Bottom line: Host the kit online so journalists can find it; keep a PDF ready so you can send it.

Put It to Work Through the Chamber

The Lee's Summit Chamber of Commerce's network — from ribbon cuttings and Business & Bagels sessions to the online membership directory — creates regular contact with media professionals and potential partners. That exposure converts to coverage when you have a kit ready to back it up.

Build yours before the next media inquiry lands. When a Kansas City business journal, regional blogger, or trade publication comes looking for a Lee's Summit success story, the business with a current, accessible media kit is the one that gets named.

Frequently Asked Questions

What if my business has no prior press coverage?

You don't need a press history to build a compelling media kit. A strong company overview, team bios, product descriptions, and any local awards or community involvement are enough to start. Many journalists specifically seek businesses without existing coverage — the "discovery" story. A media kit positions you to be found when that search happens.
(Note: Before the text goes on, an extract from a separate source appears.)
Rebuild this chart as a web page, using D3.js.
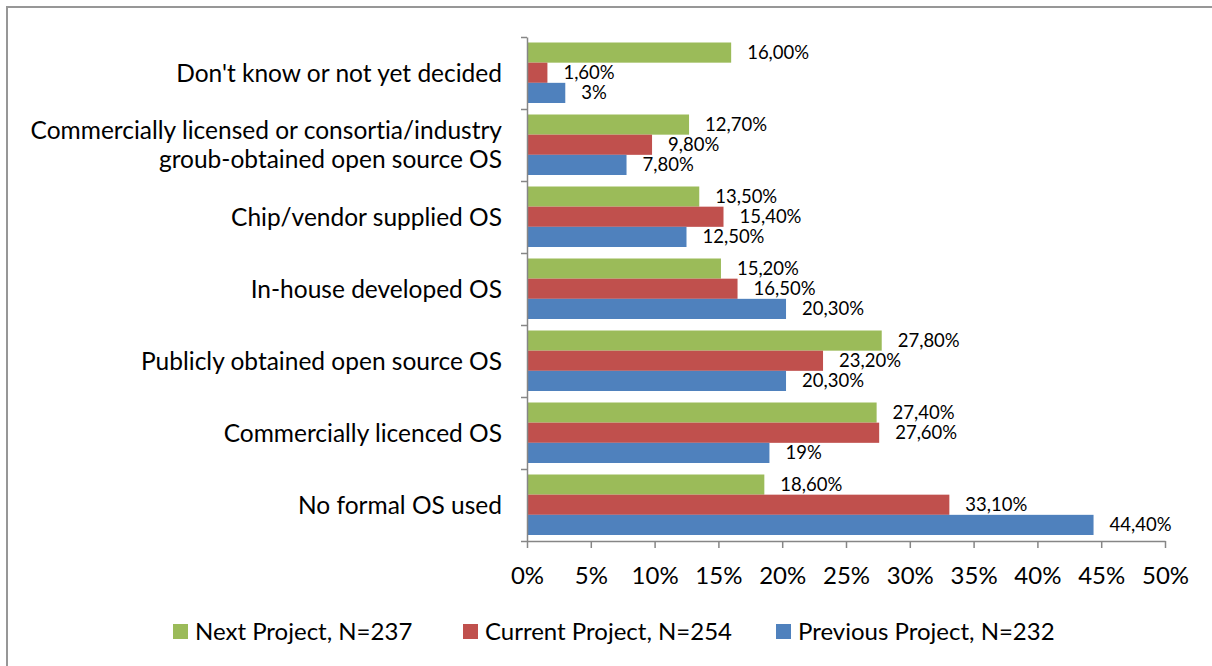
<!DOCTYPE html>
<html>
<head>
<meta charset="utf-8">
<script src="https://cdn.jsdelivr.net/npm/d3@7"></script>
<style>
  body { margin: 0; background: #fff; }
  svg { display: block; font-family: Lato, "Open Sans", sans-serif; font-variant-ligatures: none; }
</style>
</head>
<body>
<svg id="chart" width="1212" height="666"></svg>
<script>
// categories top to bottom, each may wrap on several lines
const categories = [
  ["Don't know or not yet decided"],
  ["Commercially licensed or consortia/industry", "groub-obtained open source OS"],
  ["Chip/vendor supplied OS"],
  ["In-house developed OS"],
  ["Publicly obtained open source OS"],
  ["Commercially licenced OS"],
  ["No formal OS used"]
];
const seriesNames = ["Next Project, N=237", "Current Project, N=254", "Previous Project, N=232"];
const nextProject = [16.0, 12.7, 13.5, 15.2, 27.8, 27.4, 18.6];
const currentProject = [1.6, 9.8, 15.4, 16.5, 23.2, 27.6, 33.1];
const previousProject = [3, 7.8, 12.5, 20.3, 20.3, 19, 44.4];
// data labels as printed on the chart
const nextLabels = ["16,00%", "12,70%", "13,50%", "15,20%", "27,80%", "27,40%", "18,60%"];
const currentLabels = ["1,60%", "9,80%", "15,40%", "16,50%", "23,20%", "27,60%", "33,10%"];
const previousLabels = ["3%", "7,80%", "12,50%", "20,30%", "20,30%", "19%", "44,40%"];
const xTicks = [0, 5, 10, 15, 20, 25, 30, 35, 40, 45, 50];
const colors = ["#9bbb59", "#c0504d", "#4f81bd"];

const series = [nextProject, currentProject, previousProject];
const labels = [nextLabels, currentLabels, previousLabels];

let svg = d3.select('#chart');

// outer frame, right and bottom edges fall outside the picture
svg.append('rect')
  .attr('x', 7).attr('y', 7)
  .attr('width', 1300).attr('height', 800)
  .attr('fill', 'none')
  .attr('stroke', '#979797')
  .attr('stroke-width', 2);

let xScale = d3.scaleLinear().domain([0, 50]).range([527, 1165]);
let catIdx = categories.map((c, i) => i);
let y0 = d3.scaleBand().domain(catIdx).range([37, 541]);
let y1 = d3.scaleBand().domain([0, 1, 2]).range([5.5, 66]);
let yLin = d3.scaleLinear().domain([0, categories.length]).range([37, 541]);

// bars
let groups = svg.append('g').selectAll('g')
  .data(catIdx)
  .join('g')
  .attr('transform', i => `translate(0,${y0(i)})`);

groups.selectAll('rect')
  .data(i => series.map((s, k) => ({k: k, v: s[i], t: labels[k][i]})))
  .join('rect')
  .attr('x', xScale(0))
  .attr('y', d => y1(d.k))
  .attr('width', d => xScale(d.v) - xScale(0))
  .attr('height', y1.bandwidth())
  .attr('fill', d => colors[d.k]);

groups.selectAll('text')
  .data(i => series.map((s, k) => ({k: k, v: s[i], t: labels[k][i]})))
  .join('text')
  .attr('x', d => xScale(d.v) + 16)
  .attr('y', d => y1(d.k) + y1.bandwidth() / 2)
  .attr('dy', '0.35em')
  .attr('font-size', 18.5)
  .attr('fill', '#000')
  .text(d => d.t);

// y axis: ticks between categories
let yAxis = d3.axisLeft(yLin).tickValues(d3.range(categories.length + 1)).tickFormat('').tickSize(6).tickSizeOuter(0);
let yG = svg.append('g').attr('transform', `translate(${xScale(0)},0)`).call(yAxis);
yG.selectAll('path, line').attr('stroke', '#868686').attr('stroke-width', 1.5);

// category labels
let lab = svg.append('g').selectAll('text')
  .data(catIdx)
  .join('text')
  .attr('text-anchor', 'end')
  .attr('font-size', 24.5)
  .attr('fill', '#000')
  .attr('x', 502)
  .attr('y', i => y0(i) + y0.bandwidth() / 2);
lab.selectAll('tspan')
  .data(i => categories[i].map((t, j, arr) => ({t: t, off: (j - (arr.length - 1) / 2) * 29})))
  .join('tspan')
  .attr('x', 502)
  .attr('dy', (d, j) => j == 0 ? d.off + 8.5 : 29)
  .text(d => d.t);

// x axis
let xAxis = d3.axisBottom(xScale).tickValues(xTicks).tickSize(7).tickSizeOuter(0).tickFormat(d => d + '%');
let xG = svg.append('g').attr('transform', 'translate(0,541)').call(xAxis);
xG.selectAll('path, line').attr('stroke', '#868686').attr('stroke-width', 1.5);
xG.selectAll('text')
  .attr('font-family', 'Lato, sans-serif')
  .attr('font-size', 24)
  .attr('fill', '#000')
  .attr('y', 42.5).attr('dy', 0);

// legend
const legendX = [173, 463, 776];
let leg = svg.append('g').selectAll('g')
  .data(seriesNames)
  .join('g')
  .attr('transform', (d, i) => `translate(${legendX[i]},624)`);
leg.append('rect').attr('width', 15).attr('height', 15).attr('fill', (d, i) => colors[i]);
leg.append('text')
  .attr('x', 22).attr('y', 7.5).attr('dy', '0.35em')
  .attr('font-size', 24).attr('fill', '#000')
  .text(d => d);
</script>
</body>
</html>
A media kit doesn't require a track record — it helps create one.

Should I post my media kit publicly or share it only on request?

Post it publicly. Since most journalists prefer to find information themselves, a request-only kit defeats the purpose. Link to a dedicated "Press" page from your website footer. Remove every barrier between a journalist and your information.

If they have to ask for it, most journalists have already moved on.

How often should I update my media kit?

Update it whenever something significant changes: a new hire, a service launch, an award, or a major press feature. At a minimum, review it each quarter and refresh any press releases older than a year. Outdated bios or stale announcements can introduce errors into a journalist's story — and eroded credibility is harder to repair than a missed update.

Treat your media kit like your website: stale content actively works against you.